▸ **Task to complete**:
The entries below contain a line with "Recreate this image" and a line with "7400, 7900, 8470];". Quote exactly those two lines and all lines between them.

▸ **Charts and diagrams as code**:

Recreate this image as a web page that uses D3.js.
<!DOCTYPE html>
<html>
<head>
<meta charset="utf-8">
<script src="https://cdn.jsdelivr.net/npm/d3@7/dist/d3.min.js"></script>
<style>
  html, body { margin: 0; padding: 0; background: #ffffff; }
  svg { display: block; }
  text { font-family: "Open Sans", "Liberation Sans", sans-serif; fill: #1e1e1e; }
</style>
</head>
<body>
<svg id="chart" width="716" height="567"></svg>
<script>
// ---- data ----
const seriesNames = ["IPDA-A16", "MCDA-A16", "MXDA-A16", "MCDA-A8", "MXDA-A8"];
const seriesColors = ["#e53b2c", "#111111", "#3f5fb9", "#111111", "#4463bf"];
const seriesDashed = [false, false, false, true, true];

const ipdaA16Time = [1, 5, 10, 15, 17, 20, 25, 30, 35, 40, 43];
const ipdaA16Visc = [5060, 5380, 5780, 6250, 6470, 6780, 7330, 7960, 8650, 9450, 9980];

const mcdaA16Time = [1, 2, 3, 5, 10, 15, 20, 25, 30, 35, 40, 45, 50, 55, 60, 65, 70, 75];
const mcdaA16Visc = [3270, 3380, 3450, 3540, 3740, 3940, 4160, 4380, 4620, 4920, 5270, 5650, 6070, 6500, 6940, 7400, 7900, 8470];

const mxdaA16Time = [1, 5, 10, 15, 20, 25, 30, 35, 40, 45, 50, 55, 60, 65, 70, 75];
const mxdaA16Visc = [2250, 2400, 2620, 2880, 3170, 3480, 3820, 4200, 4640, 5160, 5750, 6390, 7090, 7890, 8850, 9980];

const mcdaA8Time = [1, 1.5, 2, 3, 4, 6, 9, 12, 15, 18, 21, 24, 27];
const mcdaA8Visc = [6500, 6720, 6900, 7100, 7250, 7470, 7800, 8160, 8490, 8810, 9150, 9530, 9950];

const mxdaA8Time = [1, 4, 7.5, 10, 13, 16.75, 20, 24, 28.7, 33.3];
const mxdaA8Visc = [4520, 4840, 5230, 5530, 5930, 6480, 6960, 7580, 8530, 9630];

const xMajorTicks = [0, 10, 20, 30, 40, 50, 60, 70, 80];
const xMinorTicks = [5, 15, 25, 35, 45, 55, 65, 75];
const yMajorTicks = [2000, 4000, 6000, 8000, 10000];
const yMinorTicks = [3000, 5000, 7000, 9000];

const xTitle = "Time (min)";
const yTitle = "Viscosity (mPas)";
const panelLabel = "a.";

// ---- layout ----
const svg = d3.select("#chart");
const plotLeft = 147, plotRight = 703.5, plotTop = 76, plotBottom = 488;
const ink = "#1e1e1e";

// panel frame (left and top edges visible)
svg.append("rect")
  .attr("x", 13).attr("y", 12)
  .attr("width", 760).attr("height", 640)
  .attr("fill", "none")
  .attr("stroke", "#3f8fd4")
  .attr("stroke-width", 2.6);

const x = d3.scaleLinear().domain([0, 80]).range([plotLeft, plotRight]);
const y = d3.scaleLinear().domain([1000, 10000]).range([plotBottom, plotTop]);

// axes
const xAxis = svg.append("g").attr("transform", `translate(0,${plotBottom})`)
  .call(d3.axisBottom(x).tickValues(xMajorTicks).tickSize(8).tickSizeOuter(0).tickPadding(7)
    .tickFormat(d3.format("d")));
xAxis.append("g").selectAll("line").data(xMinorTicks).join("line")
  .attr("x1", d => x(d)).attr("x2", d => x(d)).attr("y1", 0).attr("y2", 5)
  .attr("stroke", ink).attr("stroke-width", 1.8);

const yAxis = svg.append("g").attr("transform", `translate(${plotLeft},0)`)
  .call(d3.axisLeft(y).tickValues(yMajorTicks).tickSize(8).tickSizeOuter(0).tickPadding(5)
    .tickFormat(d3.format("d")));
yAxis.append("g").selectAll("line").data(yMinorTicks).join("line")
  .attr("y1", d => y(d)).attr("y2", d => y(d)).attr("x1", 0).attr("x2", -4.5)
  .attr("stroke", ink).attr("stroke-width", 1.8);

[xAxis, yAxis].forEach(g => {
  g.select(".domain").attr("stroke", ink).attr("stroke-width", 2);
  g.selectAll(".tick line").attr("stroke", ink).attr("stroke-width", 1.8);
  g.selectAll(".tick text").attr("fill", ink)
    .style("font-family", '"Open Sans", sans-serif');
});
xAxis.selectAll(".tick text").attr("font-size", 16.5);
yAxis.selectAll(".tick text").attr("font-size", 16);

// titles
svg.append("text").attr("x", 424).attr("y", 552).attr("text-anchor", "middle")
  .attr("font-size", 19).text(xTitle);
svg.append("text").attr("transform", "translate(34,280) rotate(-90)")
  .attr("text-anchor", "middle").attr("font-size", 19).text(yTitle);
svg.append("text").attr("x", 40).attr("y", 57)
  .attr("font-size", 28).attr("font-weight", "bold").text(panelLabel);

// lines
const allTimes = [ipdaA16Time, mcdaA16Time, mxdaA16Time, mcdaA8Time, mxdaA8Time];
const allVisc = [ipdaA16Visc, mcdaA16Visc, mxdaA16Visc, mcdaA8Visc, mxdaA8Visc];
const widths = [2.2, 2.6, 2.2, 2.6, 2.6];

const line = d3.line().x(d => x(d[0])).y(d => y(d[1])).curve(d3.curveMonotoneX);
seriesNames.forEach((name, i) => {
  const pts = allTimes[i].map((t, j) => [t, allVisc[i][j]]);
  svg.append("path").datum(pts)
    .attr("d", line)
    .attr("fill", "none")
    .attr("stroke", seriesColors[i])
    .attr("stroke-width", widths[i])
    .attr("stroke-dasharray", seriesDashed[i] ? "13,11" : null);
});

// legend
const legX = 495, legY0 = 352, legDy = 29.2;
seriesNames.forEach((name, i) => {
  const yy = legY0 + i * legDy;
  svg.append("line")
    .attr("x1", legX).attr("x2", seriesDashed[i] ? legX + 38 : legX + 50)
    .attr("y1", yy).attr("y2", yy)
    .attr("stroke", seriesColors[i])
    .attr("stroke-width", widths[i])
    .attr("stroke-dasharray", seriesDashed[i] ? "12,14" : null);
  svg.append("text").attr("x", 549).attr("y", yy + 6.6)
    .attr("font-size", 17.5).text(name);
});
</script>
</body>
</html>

--

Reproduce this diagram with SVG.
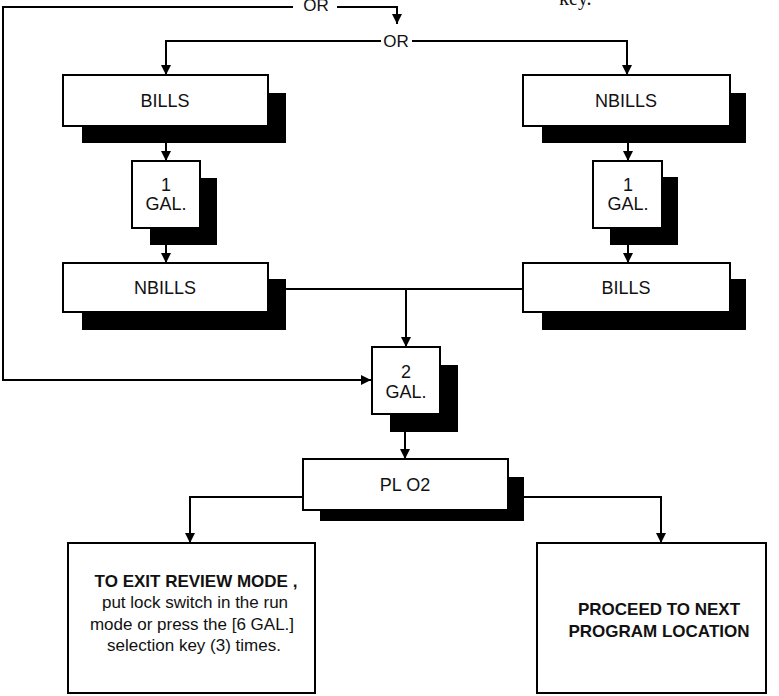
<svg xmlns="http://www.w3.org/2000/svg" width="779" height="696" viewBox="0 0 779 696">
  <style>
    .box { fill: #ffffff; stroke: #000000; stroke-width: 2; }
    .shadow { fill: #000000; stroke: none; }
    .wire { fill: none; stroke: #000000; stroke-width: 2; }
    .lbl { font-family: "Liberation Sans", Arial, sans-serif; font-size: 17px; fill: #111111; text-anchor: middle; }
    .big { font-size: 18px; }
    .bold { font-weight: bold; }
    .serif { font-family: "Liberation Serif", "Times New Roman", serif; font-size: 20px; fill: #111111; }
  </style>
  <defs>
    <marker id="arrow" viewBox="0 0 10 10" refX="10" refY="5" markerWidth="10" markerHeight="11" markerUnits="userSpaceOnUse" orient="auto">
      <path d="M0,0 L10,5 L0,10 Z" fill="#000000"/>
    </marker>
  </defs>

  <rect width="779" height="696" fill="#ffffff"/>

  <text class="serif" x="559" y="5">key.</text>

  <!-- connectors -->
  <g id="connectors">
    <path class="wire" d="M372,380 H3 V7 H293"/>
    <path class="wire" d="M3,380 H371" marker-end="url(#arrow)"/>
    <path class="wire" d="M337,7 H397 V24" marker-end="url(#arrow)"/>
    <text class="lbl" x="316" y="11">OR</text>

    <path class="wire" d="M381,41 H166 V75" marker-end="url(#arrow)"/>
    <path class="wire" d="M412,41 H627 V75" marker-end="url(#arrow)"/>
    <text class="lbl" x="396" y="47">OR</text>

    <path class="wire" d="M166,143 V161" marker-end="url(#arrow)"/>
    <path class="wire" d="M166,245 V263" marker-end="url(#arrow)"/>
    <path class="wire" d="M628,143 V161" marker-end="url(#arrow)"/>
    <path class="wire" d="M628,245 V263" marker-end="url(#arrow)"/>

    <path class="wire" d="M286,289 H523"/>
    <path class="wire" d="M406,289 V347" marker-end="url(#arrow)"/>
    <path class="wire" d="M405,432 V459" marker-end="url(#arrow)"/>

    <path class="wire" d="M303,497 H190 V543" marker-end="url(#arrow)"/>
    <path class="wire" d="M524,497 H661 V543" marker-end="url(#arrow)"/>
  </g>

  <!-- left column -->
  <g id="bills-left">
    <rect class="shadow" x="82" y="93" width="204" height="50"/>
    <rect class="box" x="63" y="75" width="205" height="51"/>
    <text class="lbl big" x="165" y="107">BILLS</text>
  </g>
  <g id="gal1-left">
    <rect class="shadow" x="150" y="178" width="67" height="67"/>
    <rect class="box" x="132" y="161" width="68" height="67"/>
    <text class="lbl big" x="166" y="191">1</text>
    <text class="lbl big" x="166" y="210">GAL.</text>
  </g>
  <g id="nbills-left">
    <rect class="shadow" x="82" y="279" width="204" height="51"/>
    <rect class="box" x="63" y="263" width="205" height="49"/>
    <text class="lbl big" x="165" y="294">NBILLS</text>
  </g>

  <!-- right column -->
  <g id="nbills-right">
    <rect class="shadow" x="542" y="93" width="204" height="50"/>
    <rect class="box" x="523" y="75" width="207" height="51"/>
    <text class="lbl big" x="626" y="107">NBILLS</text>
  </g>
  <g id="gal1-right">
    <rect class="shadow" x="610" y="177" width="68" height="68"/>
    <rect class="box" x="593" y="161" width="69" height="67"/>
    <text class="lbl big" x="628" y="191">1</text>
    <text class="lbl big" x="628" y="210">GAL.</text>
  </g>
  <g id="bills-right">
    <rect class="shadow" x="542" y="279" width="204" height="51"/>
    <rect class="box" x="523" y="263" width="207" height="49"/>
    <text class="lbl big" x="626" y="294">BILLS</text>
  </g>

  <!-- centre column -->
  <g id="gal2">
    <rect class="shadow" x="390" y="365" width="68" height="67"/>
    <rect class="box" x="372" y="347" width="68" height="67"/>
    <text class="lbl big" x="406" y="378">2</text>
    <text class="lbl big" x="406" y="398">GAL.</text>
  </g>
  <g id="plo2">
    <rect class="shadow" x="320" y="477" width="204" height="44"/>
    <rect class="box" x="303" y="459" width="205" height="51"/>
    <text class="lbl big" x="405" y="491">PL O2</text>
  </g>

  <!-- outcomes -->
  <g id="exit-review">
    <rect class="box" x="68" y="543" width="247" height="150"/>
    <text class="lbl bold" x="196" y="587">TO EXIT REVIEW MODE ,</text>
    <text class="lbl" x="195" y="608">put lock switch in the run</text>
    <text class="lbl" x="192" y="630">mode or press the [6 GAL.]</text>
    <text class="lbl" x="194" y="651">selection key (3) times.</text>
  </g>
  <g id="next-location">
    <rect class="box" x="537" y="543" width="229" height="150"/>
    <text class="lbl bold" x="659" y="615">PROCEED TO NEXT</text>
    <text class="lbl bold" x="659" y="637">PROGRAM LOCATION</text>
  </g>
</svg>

▸ **Solution for this exercise**:
Recreate this image as a web page that uses D3.js.
<!DOCTYPE html>
<html>
<head>
<meta charset="utf-8">
<script src="https://cdn.jsdelivr.net/npm/d3@7/dist/d3.min.js"></script>
<style>
  html, body { margin: 0; padding: 0; background: #ffffff; }
  svg { display: block; }
  text { font-family: "Open Sans", "Liberation Sans", sans-serif; fill: #1e1e1e; }
</style>
</head>
<body>
<svg id="chart" width="716" height="567"></svg>
<script>
// ---- data ----
const seriesNames = ["IPDA-A16", "MCDA-A16", "MXDA-A16", "MCDA-A8", "MXDA-A8"];
const seriesColors = ["#e53b2c", "#111111", "#3f5fb9", "#111111", "#4463bf"];
const seriesDashed = [false, false, false, true, true];

const ipdaA16Time = [1, 5, 10, 15, 17, 20, 25, 30, 35, 40, 43];
const ipdaA16Visc = [5060, 5380, 5780, 6250, 6470, 6780, 7330, 7960, 8650, 9450, 9980];

const mcdaA16Time = [1, 2, 3, 5, 10, 15, 20, 25, 30, 35, 40, 45, 50, 55, 60, 65, 70, 75];
const mcdaA16Visc = [3270, 3380, 3450, 3540, 3740, 3940, 4160, 4380, 4620, 4920, 5270, 5650, 6070, 6500, 6940, 7400, 7900, 8470];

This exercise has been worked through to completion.